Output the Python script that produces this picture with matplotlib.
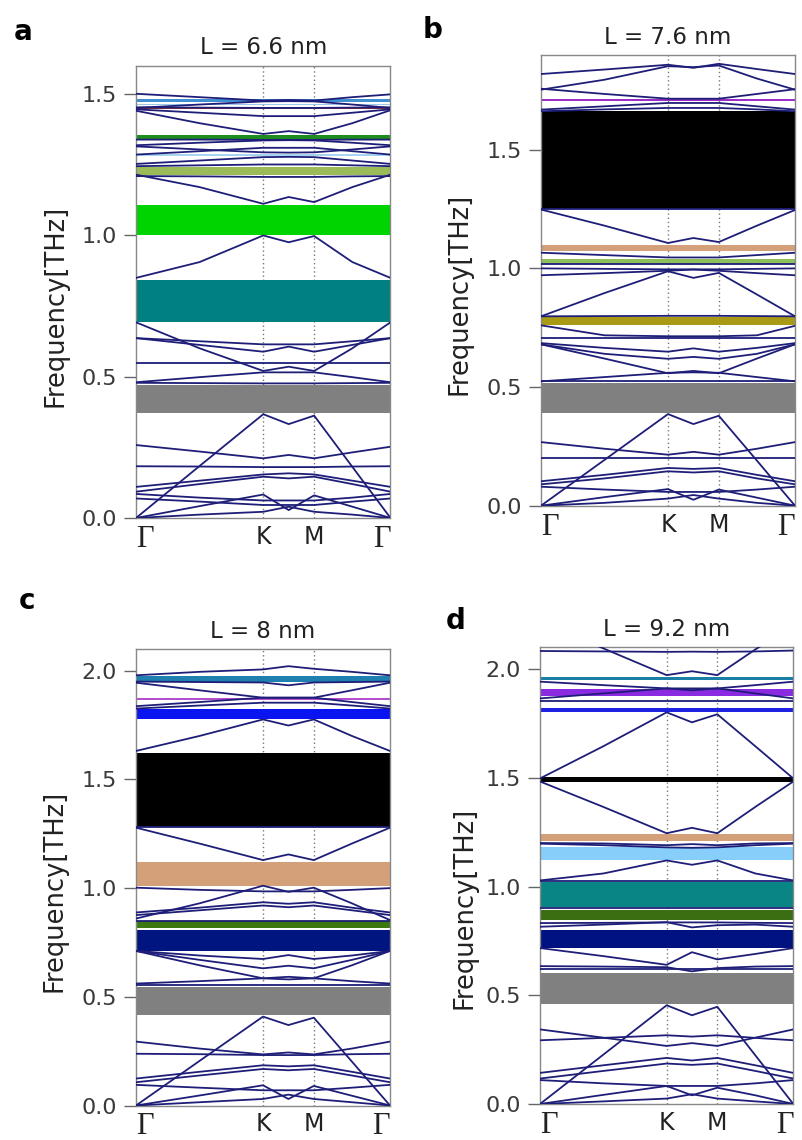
import matplotlib
matplotlib.use("Agg")
import matplotlib.pyplot as plt

# sampling points along the path Γ-K-M-Γ
k_path = [0.0, 0.5, 1.0, 1.2, 1.4, 1.7, 2.0]
k_ticks = [0.0, 1.0, 1.4, 2.0]
k_labels = ["Γ", "K", "M", "Γ"]

# ---- a: L = 6.6 nm ----
a_bands = [
    [1.500, 1.488, 1.476, 1.478, 1.476, 1.488, 1.498],
    [1.450, 1.462, 1.473, 1.474, 1.473, 1.462, 1.450],
    [1.445, 1.433, 1.421, 1.421, 1.421, 1.433, 1.445],
    [1.440, 1.396, 1.358, 1.368, 1.358, 1.396, 1.442],
    [1.452, 1.451, 1.450, 1.450, 1.450, 1.451, 1.452],
    [1.338, 1.338, 1.337, 1.337, 1.337, 1.338, 1.338],
    [1.318, 1.327, 1.335, 1.336, 1.335, 1.327, 1.318],
    [1.314, 1.303, 1.293, 1.292, 1.293, 1.303, 1.314],
    [1.285, 1.297, 1.309, 1.309, 1.309, 1.297, 1.285],
    [1.252, 1.264, 1.276, 1.277, 1.276, 1.264, 1.252],
    [1.244, 1.247, 1.250, 1.250, 1.250, 1.247, 1.244],
    [1.209, 1.208, 1.206, 1.206, 1.206, 1.208, 1.209],
    [1.214, 1.170, 1.111, 1.135, 1.117, 1.170, 1.214],
    [0.849, 0.905, 0.999, 0.975, 0.997, 0.905, 0.849],
    [0.692, 0.600, 0.520, 0.535, 0.520, 0.600, 0.692],
    [0.636, 0.612, 0.588, 0.606, 0.588, 0.612, 0.636],
    [0.636, 0.625, 0.614, 0.614, 0.614, 0.625, 0.636],
    [0.547, 0.547, 0.547, 0.547, 0.547, 0.547, 0.547],
    [0.480, 0.498, 0.515, 0.515, 0.515, 0.498, 0.480],
    [0.478, 0.477, 0.476, 0.476, 0.476, 0.477, 0.478],
    [0.000, 0.184, 0.367, 0.332, 0.362, 0.181, 0.000],
    [0.258, 0.235, 0.211, 0.223, 0.211, 0.232, 0.252],
    [0.183, 0.182, 0.180, 0.180, 0.180, 0.182, 0.183],
    [0.110, 0.132, 0.154, 0.158, 0.154, 0.132, 0.110],
    [0.093, 0.120, 0.146, 0.140, 0.146, 0.120, 0.093],
    [0.085, 0.072, 0.062, 0.062, 0.062, 0.072, 0.085],
    [0.069, 0.058, 0.046, 0.046, 0.046, 0.058, 0.069],
    [0.000, 0.042, 0.083, 0.028, 0.080, 0.040, 0.000],
    [0.000, 0.012, 0.022, 0.040, 0.022, 0.012, 0.000],
]
a_gap_lo = [1.470, 1.459, 1.447, 1.338, 1.280, 1.214, 1.000, 0.694, 0.370]
a_gap_hi = [1.482, 1.464, 1.451, 1.356, 1.288, 1.240, 1.105, 0.843, 0.470]
a_gap_colors = ["#3f8fd2", "#9cc8ec", "#a0302a", "#1e8c1e", "#a8d4f2",
                "#9bbb59", "#00d400", "#008080", "#808080"]

# ---- b: L = 7.6 nm ----
b_bands = [
    [1.819, 1.838, 1.858, 1.845, 1.862, 1.840, 1.819],
    [1.753, 1.795, 1.852, 1.848, 1.855, 1.800, 1.753],
    [1.757, 1.735, 1.715, 1.715, 1.715, 1.735, 1.755],
    [1.669, 1.683, 1.697, 1.697, 1.697, 1.683, 1.669],
    [1.662, 1.670, 1.676, 1.676, 1.676, 1.670, 1.662],
    [1.248, 1.180, 1.107, 1.128, 1.111, 1.180, 1.246],
    [1.249, 1.249, 1.249, 1.249, 1.249, 1.249, 1.249],
    [1.066, 1.056, 1.046, 1.046, 1.046, 1.056, 1.066],
    [1.017, 1.017, 1.017, 1.017, 1.017, 1.017, 1.017],
    [0.971, 0.980, 0.990, 0.995, 0.990, 0.980, 0.971],
    [1.000, 0.998, 0.996, 0.996, 0.996, 0.998, 1.000],
    [0.798, 0.896, 0.988, 0.960, 0.981, 0.890, 0.798],
    [0.798, 0.799, 0.800, 0.800, 0.800, 0.799, 0.798],
    [0.760, 0.718, 0.714, 0.714, 0.714, 0.718, 0.758],
    [0.706, 0.706, 0.706, 0.706, 0.706, 0.706, 0.706],
    [0.685, 0.665, 0.649, 0.663, 0.649, 0.665, 0.685],
    [0.680, 0.640, 0.619, 0.627, 0.619, 0.640, 0.680],
    [0.680, 0.620, 0.558, 0.568, 0.558, 0.620, 0.680],
    [0.524, 0.542, 0.560, 0.562, 0.560, 0.542, 0.524],
    [0.526, 0.526, 0.526, 0.526, 0.526, 0.526, 0.526],
    [0.000, 0.193, 0.386, 0.344, 0.379, 0.190, 0.000],
    [0.268, 0.240, 0.215, 0.227, 0.215, 0.240, 0.268],
    [0.201, 0.201, 0.201, 0.201, 0.201, 0.201, 0.201],
    [0.103, 0.130, 0.159, 0.155, 0.159, 0.130, 0.103],
    [0.090, 0.115, 0.145, 0.140, 0.145, 0.115, 0.090],
    [0.080, 0.068, 0.058, 0.058, 0.058, 0.068, 0.080],
    [0.000, 0.036, 0.070, 0.025, 0.068, 0.034, 0.000],
    [0.000, 0.012, 0.030, 0.045, 0.030, 0.012, 0.000],
]
b_gap_lo = [1.704, 1.252, 1.072, 1.019, 0.760, 0.391]
b_gap_hi = [1.712, 1.662, 1.100, 1.041, 0.794, 0.517]
b_gap_colors = ["#9b30c8", "#000000", "#d4a07a", "#8dc05a", "#a89a14", "#808080"]

# ---- c: L = 8 nm ----
c_bands = [
    [1.979, 1.995, 2.006, 2.021, 2.009, 1.995, 1.979],
    [1.950, 1.948, 1.946, 1.933, 1.946, 1.948, 1.950],
    [1.945, 1.910, 1.876, 1.876, 1.876, 1.910, 1.945],
    [1.837, 1.856, 1.876, 1.876, 1.876, 1.856, 1.837],
    [1.826, 1.840, 1.853, 1.853, 1.853, 1.840, 1.826],
    [1.631, 1.700, 1.776, 1.748, 1.776, 1.700, 1.631],
    [1.278, 1.205, 1.129, 1.155, 1.129, 1.205, 1.278],
    [1.280, 1.280, 1.280, 1.280, 1.280, 1.280, 1.280],
    [0.860, 0.930, 1.011, 0.983, 1.002, 0.930, 0.853],
    [1.002, 0.992, 0.985, 0.985, 0.985, 0.992, 1.000],
    [0.888, 0.910, 0.935, 0.928, 0.935, 0.910, 0.888],
    [0.876, 0.898, 0.920, 0.912, 0.920, 0.898, 0.876],
    [0.850, 0.850, 0.850, 0.850, 0.850, 0.850, 0.850],
    [0.711, 0.690, 0.674, 0.692, 0.674, 0.690, 0.711],
    [0.711, 0.670, 0.631, 0.643, 0.631, 0.670, 0.711],
    [0.711, 0.645, 0.585, 0.592, 0.585, 0.645, 0.711],
    [0.561, 0.572, 0.585, 0.580, 0.585, 0.572, 0.561],
    [0.556, 0.556, 0.556, 0.556, 0.556, 0.556, 0.556],
    [0.000, 0.205, 0.409, 0.370, 0.404, 0.202, 0.000],
    [0.294, 0.262, 0.235, 0.244, 0.235, 0.262, 0.294],
    [0.238, 0.236, 0.232, 0.232, 0.232, 0.236, 0.238],
    [0.124, 0.155, 0.185, 0.180, 0.185, 0.155, 0.124],
    [0.107, 0.138, 0.168, 0.162, 0.168, 0.138, 0.107],
    [0.095, 0.082, 0.070, 0.070, 0.070, 0.082, 0.095],
    [0.000, 0.046, 0.093, 0.030, 0.090, 0.045, 0.000],
    [0.000, 0.015, 0.030, 0.050, 0.030, 0.015, 0.000],
]
c_gap_lo = [1.950, 1.866, 1.776, 1.282, 1.011, 0.815, 0.711, 0.416]
c_gap_hi = [1.975, 1.876, 1.825, 1.623, 1.121, 0.849, 0.807, 0.547]
c_gap_colors = ["#1f7fae", "#b44fd0", "#0a14f0", "#000000", "#d4a07a",
                "#3c7812", "#00157f", "#808080"]

# ---- d: L = 9.2 nm ----
d_bands = [
    [2.083, 2.081, 2.079, 2.080, 2.079, 2.081, 2.085],
    [2.220, 2.095, 1.972, 1.990, 1.972, 2.090, 2.200],
    [1.942, 1.926, 1.911, 1.911, 1.911, 1.926, 1.942],
    [1.865, 1.888, 1.911, 1.902, 1.911, 1.888, 1.865],
    [1.852, 1.852, 1.852, 1.852, 1.852, 1.852, 1.852],
    [1.497, 1.645, 1.801, 1.755, 1.792, 1.645, 1.497],
    [1.483, 1.366, 1.245, 1.270, 1.245, 1.366, 1.483],
    [1.200, 1.198, 1.190, 1.195, 1.190, 1.198, 1.200],
    [1.197, 1.190, 1.180, 1.178, 1.180, 1.190, 1.197],
    [1.028, 1.060, 1.120, 1.100, 1.120, 1.060, 1.028],
    [1.027, 1.027, 1.027, 1.027, 1.027, 1.027, 1.027],
    [0.901, 0.901, 0.901, 0.901, 0.901, 0.901, 0.901],
    [0.815, 0.825, 0.836, 0.812, 0.822, 0.825, 0.815],
    [0.832, 0.833, 0.835, 0.835, 0.835, 0.833, 0.832],
    [0.717, 0.680, 0.640, 0.698, 0.665, 0.690, 0.717],
    [0.634, 0.632, 0.629, 0.610, 0.625, 0.632, 0.634],
    [0.620, 0.620, 0.620, 0.620, 0.620, 0.620, 0.620],
    [0.000, 0.227, 0.454, 0.408, 0.447, 0.224, 0.000],
    [0.343, 0.305, 0.267, 0.280, 0.267, 0.305, 0.343],
    [0.293, 0.304, 0.316, 0.310, 0.316, 0.304, 0.293],
    [0.143, 0.178, 0.212, 0.200, 0.212, 0.178, 0.143],
    [0.117, 0.152, 0.186, 0.180, 0.186, 0.152, 0.117],
    [0.110, 0.095, 0.083, 0.083, 0.083, 0.095, 0.110],
    [0.000, 0.042, 0.083, 0.040, 0.075, 0.040, 0.000],
    [0.000, 0.012, 0.025, 0.045, 0.025, 0.012, 0.000],
]
d_gap_lo = [1.948, 1.877, 1.801, 1.482, 1.209, 1.120, 0.906, 0.845, 0.717, 0.461]
d_gap_hi = [1.965, 1.908, 1.822, 1.505, 1.240, 1.182, 1.021, 0.893, 0.799, 0.604]
d_gap_colors = ["#1a7fa6", "#8a2be2", "#1e22e0", "#000000", "#d4a07a",
                "#87cefa", "#0a8585", "#3b6e12", "#00127f", "#808080"]

W, H = 803, 1140
fig = plt.figure(figsize=(W / 100, H / 100), dpi=100)


def px_axes(left, top, right, bottom):
    return fig.add_axes([left / W, 1 - bottom / H, (right - left) / W, (bottom - top) / H])


def draw_panel(ax, bands, gap_lo, gap_hi, gap_colors, title, ymax, yticks, ylab_x, ylab_y):
    for x in k_ticks[1:3]:
        ax.axvline(x, color="#777777", ls=(0, (1, 2)), lw=1.0, zorder=1)
    for lo, hi, c in zip(gap_lo, gap_hi, gap_colors):
        ax.axhspan(lo, hi, color=c, lw=0, zorder=2)
    for b in bands:
        ax.plot(k_path, b, color="#1e1e78", lw=1.3, zorder=3)
    ax.set_xlim(0, 2)
    ax.set_ylim(0, ymax)
    ax.set_yticks(yticks)
    ax.set_yticklabels([f"{t:.1f}" for t in yticks])
    ax.set_xticks(k_ticks)
    ax.set_xticklabels(k_labels)
    for i, lab in enumerate(ax.get_xticklabels()):
        if lab.get_text() == "Γ":
            lab.set_fontfamily("Liberation Serif")
            lab.set_fontsize(22)
        else:
            lab.set_fontsize(17)
        if i == 0:
            lab.set_horizontalalignment("left")
        elif i == len(k_ticks) - 1:
            lab.set_horizontalalignment("right")
    ax.tick_params(axis="x", length=0, pad=5, colors="#222222")
    ax.tick_params(axis="y", length=9, width=1, color="#666666",
                   labelsize=16, labelcolor="#3a3a3a", pad=5)
    for s in ax.spines.values():
        s.set_color("#888888")
        s.set_linewidth(1.0)
    ax.set_title(title, fontsize=16.5, pad=8, color="#222222")
    ax.set_ylabel("Frequency[THz]", fontsize=18.5, color="#222222")
    ax.yaxis.set_label_coords(ylab_x, ylab_y)


ax_a = px_axes(136, 65.5, 390.5, 518)
draw_panel(ax_a, a_bands, a_gap_lo, a_gap_hi, a_gap_colors, "L = 6.6 nm",
           1.6, [0.0, 0.5, 1.0, 1.5], -0.265, 0.468)
ax_b = px_axes(541, 54.8, 795, 505.7)
draw_panel(ax_b, b_bands, b_gap_lo, b_gap_hi, b_gap_colors, "L = 7.6 nm",
           1.9, [0.0, 0.5, 1.0, 1.5], -0.27, 0.469)
ax_c = px_axes(136, 649, 390, 1105.5)
draw_panel(ax_c, c_bands, c_gap_lo, c_gap_hi, c_gap_colors, "L = 8 nm",
           2.1, [0.0, 0.5, 1.0, 1.5, 2.0], -0.27, 0.47)
ax_d = px_axes(540, 647.3, 793.3, 1104)
draw_panel(ax_d, d_bands, d_gap_lo, d_gap_hi, d_gap_colors, "L = 9.2 nm",
           2.1, [0.0, 0.5, 1.0, 1.5, 2.0], -0.245, 0.43)

# panel letters
for letter, x, y in [("a", 23, 32), ("b", 433, 30), ("c", 27, 601), ("d", 456, 621)]:
    fig.text(x / W, 1 - y / H, letter, fontsize=20, fontweight="bold",
             ha="center", va="center")

fig.savefig("out.png", dpi=100)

---

▶ [The request]: Check each line of the data above for the string "matplotlib", then report how many lines have it, with no other words.

▶ [Exercise solution]: 4